The year was 1985. I had noticed a ribbon with red and yellow stripes pinned to Carlos’ jacket lapel. He explained that it was the Spanish flag. Carlos had grown up under the regime of Francisco Franco, Spain’s dictator for nearly 40 years. He told me that, for millions of Spaniards, Franco’s rule had been repressive and stultifying to their spirits. Due to the flag’s close association with Franco, even then, 10 years after the dictator’s death, many Spaniards felt that it stood for something illegitimate and unjust. Carlos said that I, on the other hand, had a flag that had not been co-opted by a backward, repressive regime.
I realized then that I had never identified with my flag. By my thinking, it, too, had been co-opted by a minority of people who thought that the only way to be patriotic was to accept all policies of the U.S. government. The eternal vigilance of criticism and protest was not considered by these folks to be patriotic but, on the contrary, seditious. But that was my knee-jerk response.

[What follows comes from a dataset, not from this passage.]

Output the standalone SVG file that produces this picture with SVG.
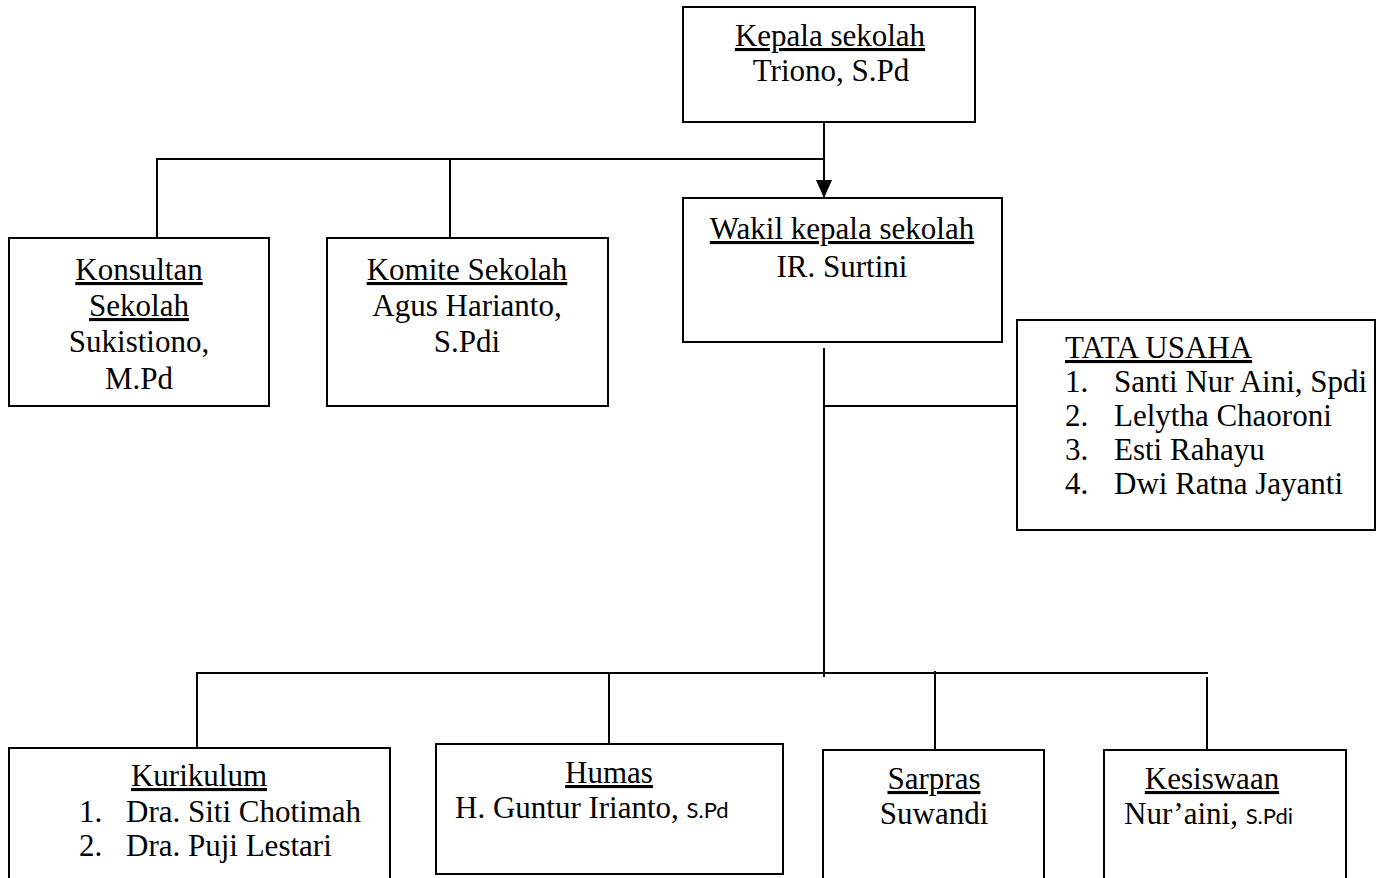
<svg xmlns="http://www.w3.org/2000/svg" width="1381" height="878" viewBox="0 0 1381 878">
<style>
.box{fill:#fff;stroke:#000;stroke-width:2}
.t{font-family:"Liberation Serif","Times New Roman",serif;font-size:31px;fill:#000}
.c{text-anchor:middle}
.u{text-decoration:underline}
.s{font-family:Lato,"Open Sans",sans-serif;font-size:22px}
.ln{stroke:#000;stroke-width:2;fill:none}
</style>
<defs>
<marker id="arr" markerWidth="18" markerHeight="16" refX="18" refY="8" orient="auto" markerUnits="userSpaceOnUse" viewBox="0 0 18 16">
<path d="M0,0 L18,8 L0,16 Z" fill="#000"/>
</marker>
</defs>
<rect width="1381" height="878" fill="#fff"/>
<g id="connectors">
<line class="ln" x1="824" y1="122" x2="824" y2="198" marker-end="url(#arr)"/>
<line class="ln" x1="157" y1="159" x2="825" y2="159"/>
<line class="ln" x1="157" y1="158" x2="157" y2="238"/>
<line class="ln" x1="450" y1="158" x2="450" y2="238"/>
<line class="ln" x1="824" y1="348" x2="824" y2="677"/>
<line class="ln" x1="824" y1="406" x2="1017" y2="406"/>
<line class="ln" x1="196" y1="673" x2="1208" y2="673"/>
<line class="ln" x1="197" y1="672" x2="197" y2="748"/>
<line class="ln" x1="609" y1="672" x2="609" y2="744"/>
<line class="ln" x1="935" y1="671" x2="935" y2="750"/>
<line class="ln" x1="1207" y1="677" x2="1207" y2="750"/>
</g>
<g id="kepala">
<rect class="box" x="683" y="7" width="292" height="115"/>
<text class="t c u" x="830" y="46">Kepala sekolah</text>
<text class="t c" x="831" y="81">Triono, S.Pd</text>
</g>
<g id="konsultan">
<rect class="box" x="9" y="238" width="260" height="168"/>
<text class="t c u" x="139" y="280">Konsultan</text>
<text class="t c u" x="139" y="316">Sekolah</text>
<text class="t c" x="139" y="352">Sukistiono,</text>
<text class="t c" x="139" y="389">M.Pd</text>
</g>
<g id="komite">
<rect class="box" x="327" y="238" width="281" height="168"/>
<text class="t c u" x="467" y="280">Komite Sekolah</text>
<text class="t c" x="467" y="316">Agus Harianto,</text>
<text class="t c" x="467" y="352">S.Pdi</text>
</g>
<g id="wakil">
<rect class="box" x="683" y="198" width="319" height="144"/>
<text class="t c u" x="842" y="239">Wakil kepala sekolah</text>
<text class="t c" x="842" y="277">IR. Surtini</text>
</g>
<g id="tatausaha">
<rect class="box" x="1017" y="320" width="358" height="210"/>
<text class="t u" x="1065" y="358">TATA USAHA</text>
<text class="t" x="1065" y="392">1.</text><text class="t" x="1114" y="392">Santi Nur Aini, Spdi</text>
<text class="t" x="1065" y="426">2.</text><text class="t" x="1114" y="426">Lelytha Chaoroni</text>
<text class="t" x="1065" y="460">3.</text><text class="t" x="1114" y="460">Esti Rahayu</text>
<text class="t" x="1065" y="494">4.</text><text class="t" x="1114" y="494">Dwi Ratna Jayanti</text>
</g>
<g id="kurikulum">
<rect class="box" x="9" y="748" width="381" height="140"/>
<text class="t c u" x="199" y="786">Kurikulum</text>
<text class="t" x="79" y="822">1.</text><text class="t" x="126" y="822">Dra. Siti Chotimah</text>
<text class="t" x="79" y="856">2.</text><text class="t" x="126" y="856">Dra. Puji Lestari</text>
</g>
<g id="humas">
<rect class="box" x="436" y="744" width="347" height="130"/>
<text class="t c u" x="609" y="783">Humas</text>
<text class="t" x="455" y="818">H. Guntur Irianto, <tspan class="s">S.Pd</tspan></text>
</g>
<g id="sarpras">
<rect class="box" x="823" y="750" width="221" height="140"/>
<text class="t c u" x="934" y="789">Sarpras</text>
<text class="t c" x="934" y="824">Suwandi</text>
</g>
<g id="kesiswaan">
<rect class="box" x="1104" y="750" width="242" height="140"/>
<text class="t c u" x="1212" y="789">Kesiswaan</text>
<text class="t" x="1124" y="824">Nur’aini, <tspan class="s">S.Pdi</tspan></text>
</g>
</svg>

I tried to sort out the fact that I had never felt the loss of my flag the way Carlos had for his. I grew up in an era of flag burning and dissent concerning U.S. policies, and the sight of “Old Glory” never tugged at my heartstrings. Instead, it made me cringe and speak apologetically for all my country’s wrongdoings.
As I imagined what it would be like to truly have a flag, a deep emotion opened up inside me—homesickness, a weariness of living in exile in my native country, of being at odds with prevailing opinion. I found myself yearning for the simplicity that comes with acquiescence. How many Americans had experienced similar feelings?
I loved Carlos’ innocent impression of “the land of the free and the home of the brave,” but told him my feelings as best I could. We each felt that our flags had been devalued and curiously, the offenses came from opposite directions: those against mine, from the consequences of a pluralistic society, and those against his, from a totalitarian regime. Today, these thoughts arise again, as I encounter the U.S. flag displayed so ubiquitously.